*Material:*
•••••

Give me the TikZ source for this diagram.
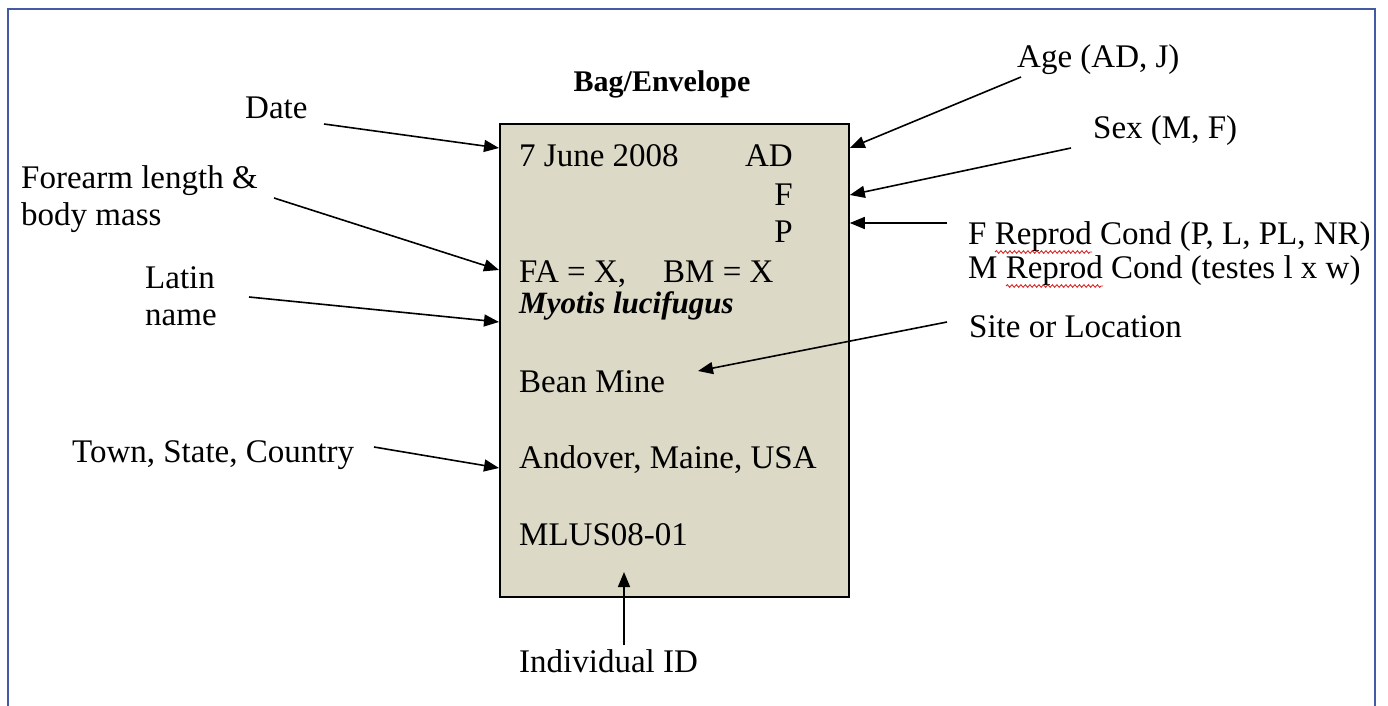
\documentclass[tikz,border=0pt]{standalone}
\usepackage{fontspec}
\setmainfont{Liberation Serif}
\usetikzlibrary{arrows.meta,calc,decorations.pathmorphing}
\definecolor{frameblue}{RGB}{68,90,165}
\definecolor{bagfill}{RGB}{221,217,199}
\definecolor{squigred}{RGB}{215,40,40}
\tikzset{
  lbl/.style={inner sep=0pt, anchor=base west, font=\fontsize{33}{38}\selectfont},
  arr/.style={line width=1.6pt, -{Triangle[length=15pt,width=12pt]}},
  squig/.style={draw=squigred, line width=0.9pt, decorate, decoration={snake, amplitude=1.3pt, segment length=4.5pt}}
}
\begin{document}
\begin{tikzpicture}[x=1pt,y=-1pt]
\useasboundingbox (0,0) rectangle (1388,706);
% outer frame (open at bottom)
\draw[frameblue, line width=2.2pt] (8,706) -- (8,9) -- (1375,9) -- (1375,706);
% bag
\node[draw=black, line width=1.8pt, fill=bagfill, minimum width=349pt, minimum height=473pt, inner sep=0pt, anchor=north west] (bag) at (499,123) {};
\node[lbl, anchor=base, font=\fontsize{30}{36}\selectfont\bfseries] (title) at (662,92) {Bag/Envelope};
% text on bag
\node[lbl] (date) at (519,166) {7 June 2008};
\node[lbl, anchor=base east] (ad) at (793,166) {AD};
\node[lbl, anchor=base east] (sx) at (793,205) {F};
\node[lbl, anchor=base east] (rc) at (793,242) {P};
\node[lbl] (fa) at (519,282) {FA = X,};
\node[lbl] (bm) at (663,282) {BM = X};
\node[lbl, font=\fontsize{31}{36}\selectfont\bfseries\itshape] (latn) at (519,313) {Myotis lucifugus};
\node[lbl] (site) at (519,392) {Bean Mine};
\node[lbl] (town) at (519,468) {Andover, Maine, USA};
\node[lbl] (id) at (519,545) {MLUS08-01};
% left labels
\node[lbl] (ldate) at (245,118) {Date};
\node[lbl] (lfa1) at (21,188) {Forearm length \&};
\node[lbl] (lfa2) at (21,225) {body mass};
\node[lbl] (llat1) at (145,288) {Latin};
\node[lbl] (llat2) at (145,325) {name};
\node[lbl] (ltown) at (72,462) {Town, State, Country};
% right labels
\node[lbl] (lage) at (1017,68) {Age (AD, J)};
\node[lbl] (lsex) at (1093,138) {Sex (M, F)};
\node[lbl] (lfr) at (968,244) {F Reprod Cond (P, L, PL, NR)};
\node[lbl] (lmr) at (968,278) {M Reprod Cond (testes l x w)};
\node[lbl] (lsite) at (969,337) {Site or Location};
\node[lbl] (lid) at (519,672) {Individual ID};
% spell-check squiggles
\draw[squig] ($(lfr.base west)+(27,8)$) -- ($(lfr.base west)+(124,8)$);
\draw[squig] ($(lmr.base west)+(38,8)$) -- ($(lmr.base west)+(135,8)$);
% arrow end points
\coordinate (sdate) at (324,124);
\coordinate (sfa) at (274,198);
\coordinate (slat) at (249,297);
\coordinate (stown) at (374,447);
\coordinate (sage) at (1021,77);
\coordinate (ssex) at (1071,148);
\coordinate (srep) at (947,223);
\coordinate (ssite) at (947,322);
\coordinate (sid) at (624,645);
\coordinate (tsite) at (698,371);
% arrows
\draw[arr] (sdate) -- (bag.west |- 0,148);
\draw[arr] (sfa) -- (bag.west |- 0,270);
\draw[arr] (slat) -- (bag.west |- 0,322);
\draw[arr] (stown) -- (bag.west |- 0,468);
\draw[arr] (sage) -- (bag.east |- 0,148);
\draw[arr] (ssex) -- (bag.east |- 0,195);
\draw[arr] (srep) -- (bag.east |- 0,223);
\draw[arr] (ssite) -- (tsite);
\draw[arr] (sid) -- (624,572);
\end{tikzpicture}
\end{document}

•••••

*Exercise objective:*
Reproduce the listing exactly. Leave its pictures out.

*Expected answer:*
Give me the TikZ source for this diagram.
\documentclass[tikz,border=0pt]{standalone}
\usepackage{fontspec}
\setmainfont{Liberation Serif}
\usetikzlibrary{arrows.meta,calc,decorations.pathmorphing}
\definecolor{frameblue}{RGB}{68,90,165}
\definecolor{bagfill}{RGB}{221,217,199}
\definecolor{squigred}{RGB}{215,40,40}
\tikzset{
  lbl/.style={inner sep=0pt, anchor=base west, font=\fontsize{33}{38}\selectfont},
  arr/.style={line width=1.6pt, -{Triangle[length=15pt,width=12pt]}},
  squig/.style={draw=squigred, line width=0.9pt, decorate, decoration={snake, amplitude=1.3pt, segment length=4.5pt}}
}
\begin{document}
\begin{tikzpicture}[x=1pt,y=-1pt]
\useasboundingbox (0,0) rectangle (1388,706);
% outer frame (open at bottom)
\draw[frameblue, line width=2.2pt] (8,706) -- (8,9) -- (1375,9) -- (1375,706);
% bag
\node[draw=black, line width=1.8pt, fill=bagfill, minimum width=349pt, minimum height=473pt, inner sep=0pt, anchor=north west] (bag) at (499,123) {};
\node[lbl, anchor=base, font=\fontsize{30}{36}\selectfont\bfseries] (title) at (662,92) {Bag/Envelope};
% text on bag
\node[lbl] (date) at (519,166) {7 June 2008};
\node[lbl, anchor=base east] (ad) at (793,166) {AD};
\node[lbl, anchor=base east] (sx) at (793,205) {F};
\node[lbl, anchor=base east] (rc) at (793,242) {P};
\node[lbl] (fa) at (519,282) {FA = X,};
\node[lbl] (bm) at (663,282) {BM = X};
\node[lbl, font=\fontsize{31}{36}\selectfont\bfseries\itshape] (latn) at (519,313) {Myotis lucifugus};
\node[lbl] (site) at (519,392) {Bean Mine};
\node[lbl] (town) at (519,468) {Andover, Maine, USA};
\node[lbl] (id) at (519,545) {MLUS08-01};
% left labels
\node[lbl] (ldate) at (245,118) {Date};
\node[lbl] (lfa1) at (21,188) {Forearm length \&};
\node[lbl] (lfa2) at (21,225) {body mass};
\node[lbl] (llat1) at (145,288) {Latin};
\node[lbl] (llat2) at (145,325) {name};
\node[lbl] (ltown) at (72,462) {Town, State, Country};
% right labels
\node[lbl] (lage) at (1017,68) {Age (AD, J)};
\node[lbl] (lsex) at (1093,138) {Sex (M, F)};
\node[lbl] (lfr) at (968,244) {F Reprod Cond (P, L, PL, NR)};
\node[lbl] (lmr) at (968,278) {M Reprod Cond (testes l x w)};
\node[lbl] (lsite) at (969,337) {Site or Location};
\node[lbl] (lid) at (519,672) {Individual ID};
% spell-check squiggles
\draw[squig] ($(lfr.base west)+(27,8)$) -- ($(lfr.base west)+(124,8)$);
\draw[squig] ($(lmr.base west)+(38,8)$) -- ($(lmr.base west)+(135,8)$);
% arrow end points
\coordinate (sdate) at (324,124);
\coordinate (sfa) at (274,198);
\coordinate (slat) at (249,297);
\coordinate (stown) at (374,447);
\coordinate (sage) at (1021,77);
\coordinate (ssex) at (1071,148);
\coordinate (srep) at (947,223);
\coordinate (ssite) at (947,322);
\coordinate (sid) at (624,645);
\coordinate (tsite) at (698,371);
% arrows
\draw[arr] (sdate) -- (bag.west |- 0,148);
\draw[arr] (sfa) -- (bag.west |- 0,270);
\draw[arr] (slat) -- (bag.west |- 0,322);
\draw[arr] (stown) -- (bag.west |- 0,468);
\draw[arr] (sage) -- (bag.east |- 0,148);
\draw[arr] (ssex) -- (bag.east |- 0,195);
\draw[arr] (srep) -- (bag.east |- 0,223);
\draw[arr] (ssite) -- (tsite);
\draw[arr] (sid) -- (624,572);
\end{tikzpicture}
\end{document}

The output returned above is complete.